Compared to healthy rats, PH rats had significantly higher expression of 31 lncRNAs (up-regulated) and lower expression of 29 lncRNAs (down-regulated). A total of 15 miRNAs were up-regulated and five were down-regulated, while 534 mRNA molecules were up-regulated and 161 were down-regulated.

Biological processes related to the differentially expressed mRNAs (and their associated proteins) included immune and inflammatory responses, the migration of immune cells, cellular response to the immune signaling protein (cytokine) interleukin-1 (IL-1), and the cell cycle.

Biological pathway analysis found these messenger RNAs were involved in cell cycle pathways, the IL-17 signaling pathway, the interactions between cytokines and their corresponding receptors, and the Toll-like receptor signaling pathway, critical for immune system function.

Computer analysis then predicted which up-regulated lncRNAs target specific down-regulated microRNAs, and which down-regulated microRNAs target up-regulated messenger RNAs. An lncRNA–miRNA–mRNA network was constructed by combining lncRNA–miRNA pairs and miRNA–mRNA pairs.

The final PH-related network was composed of seven lncRNAs that interacted with 16 microRNAs, which in turn regulated 144 messenger RNAs.

The 144 network mRNAs were associated with the cell cycle, transport of inorganic molecules (those without carbon-hydrogen bonds), small molecule binding, cytokine–cytokine receptor interactions, and the p53 signaling pathway, which responds to stressors that can disrupt DNA replication and cell division. In addition, they identified 19 genes central to the network.

The expression of nine selected RNAs (three lncRNAs, two miRNAs, and four mRNAs) was consistent with the results, as confirmed by a method called qualtitative polymerase chain reaction.
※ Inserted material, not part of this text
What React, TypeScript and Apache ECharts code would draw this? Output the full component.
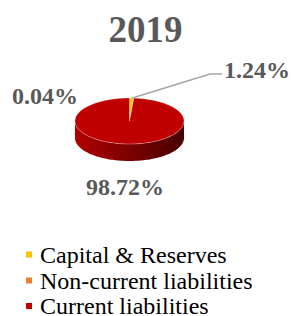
import React, { useEffect, useRef } from "react";
import * as echarts from "echarts";

const title = "2019";
const categories = ["Capital & Reserves", "Non-current liabilities", "Current liabilities"];
const values = [1.24, 0.04, 98.72];
const labels = ["1.24%", "0.04%", "98.72%"];
const colors = ["#FFC000", "#ED7D31", "#C00000"];
const sideColors = [
  ["#B08000", "#5A4000"],
  ["#A85520", "#502008"],
  ["#B00000", "#480000"],
];

// layout (not data)
const CX = 129.5;
const CY = 121;
const RX = 54.5;
const RY = 23;
const DEPTH = 17;
const SERIF = "Liberation Serif, Times New Roman, serif";
const LEGEND_TOPS = [241.5, 267.5, 293];

function arcPts(a0: number, a1: number, dy: number) {
  const pts: number[][] = [];
  const n = Math.max(2, Math.ceil(Math.abs(a1 - a0) / 0.03));
  for (let k = 0; k <= n; k++) {
    const t = a0 + ((a1 - a0) * k) / n;
    pts.push([CX + RX * Math.cos(t), CY + dy + RY * Math.sin(t)]);
  }
  return pts;
}

function labelStyle(text: string, x: number, y: number, align: string) {
  return {
    text,
    x,
    y,
    fontFamily: SERIF,
    fontSize: 24,
    fontWeight: "bold",
    fill: "#595959",
    align,
    verticalAlign: "middle",
  };
}

function makeRender(i: number) {
  return (params: any, api: any) => {
    const total = values.reduce((a, b) => a + b, 0);
    let before = 0;
    for (let k = 0; k < i; k++) before += values[k];
    const v = api.value(0);
    const s = -Math.PI / 2 + (2 * Math.PI * before) / total;
    const e = s + (2 * Math.PI * v) / total;
    const children: any[] = [];
    for (const shift of [-2 * Math.PI, 0, 2 * Math.PI]) {
      const lo = Math.max(s, shift);
      const hi = Math.min(e, shift + Math.PI);
      if (hi > lo) {
        const top = arcPts(lo, hi, 0);
        const bot = arcPts(hi, lo, DEPTH);
        children.push({
          type: "polygon",
          shape: { points: top.concat(bot) },
          style: {
            fill: new echarts.graphic.LinearGradient(0, 0, 1, 0, [
              { offset: 0, color: sideColors[i][0] },
              { offset: 1, color: sideColors[i][1] },
            ]),
            stroke: "none",
          },
        });
      }
    }
    children.push({
      type: "polygon",
      shape: { points: [[CX, CY]].concat(arcPts(s, e, 0)) },
      style: { fill: colors[i], stroke: "rgba(255,255,255,0.55)", lineWidth: 0.6 },
    });
    const mid = (s + e) / 2;
    if (i === 0) {
      const p0 = [CX + RX * Math.cos(mid) * 0.95, CY + RY * Math.sin(mid) * 0.95 - 1];
      children.push({
        type: "polyline",
        shape: { points: [p0, [210, 74], [222, 74]] },
        style: { stroke: "#A6A6A6", lineWidth: 1.5, fill: "none" },
      });
      children.push({ type: "text", style: labelStyle(labels[i], 224, 70, "left") });
    } else if (i === 1) {
      children.push({ type: "text", style: labelStyle(labels[i], 12, 96, "left") });
    } else {
      children.push({ type: "text", style: labelStyle(labels[i], 125, 187, "center") });
    }
    return { type: "group", children };
  };
}

export default function App() {
  const ref = useRef<HTMLDivElement>(null);
  useEffect(() => {
    if (!ref.current) return;
    const chart = echarts.init(ref.current, null, { renderer: "svg" });
    chart.setOption({
      animation: false,
      backgroundColor: "#ffffff",
      title: {
        text: title,
        left: "center",
        top: 6,
        textStyle: {
          fontFamily: SERIF,
          fontWeight: "bold",
          fontSize: 37,
          color: "#595959",
        },
      },
      legend: categories.map((name, i) => ({
        orient: "vertical",
        left: 26,
        top: LEGEND_TOPS[i],
        icon: "rect",
        itemWidth: 6,
        itemHeight: 6,
        itemGap: 0,
        padding: 0,
        data: [name],
        textStyle: {
          fontFamily: SERIF,
          fontSize: 24,
          lineHeight: 26,
          color: "#000000",
          padding: [0, 0, 0, 3],
        },
      })),
      series: categories.map((name, i) => ({
        type: "custom",
        name,
        coordinateSystem: "none",
        itemStyle: { color: colors[i] },
        data: [[values[i]]],
        renderItem: makeRender(i),
      })),
    });
    return () => chart.dispose();
  }, []);
  return (
    <div
      ref={ref}
      style={{ position: "fixed", left: 0, top: 0, width: 291, height: 316 }}
    />
  );
}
“Thus, we propose that the seven [differentially expressed] lncRNAs in the [RNA] network may serve as molecular sponges of the corresponding miRNAs to regulate mRNA expression and participate in the occurrence and development of [PH],” the scientists wrote.

Stressing that further studies are needed to better determine the processes linking noncoding RNAs with PH development, the team highlighted the small number of animals used was one of their study’s limitations.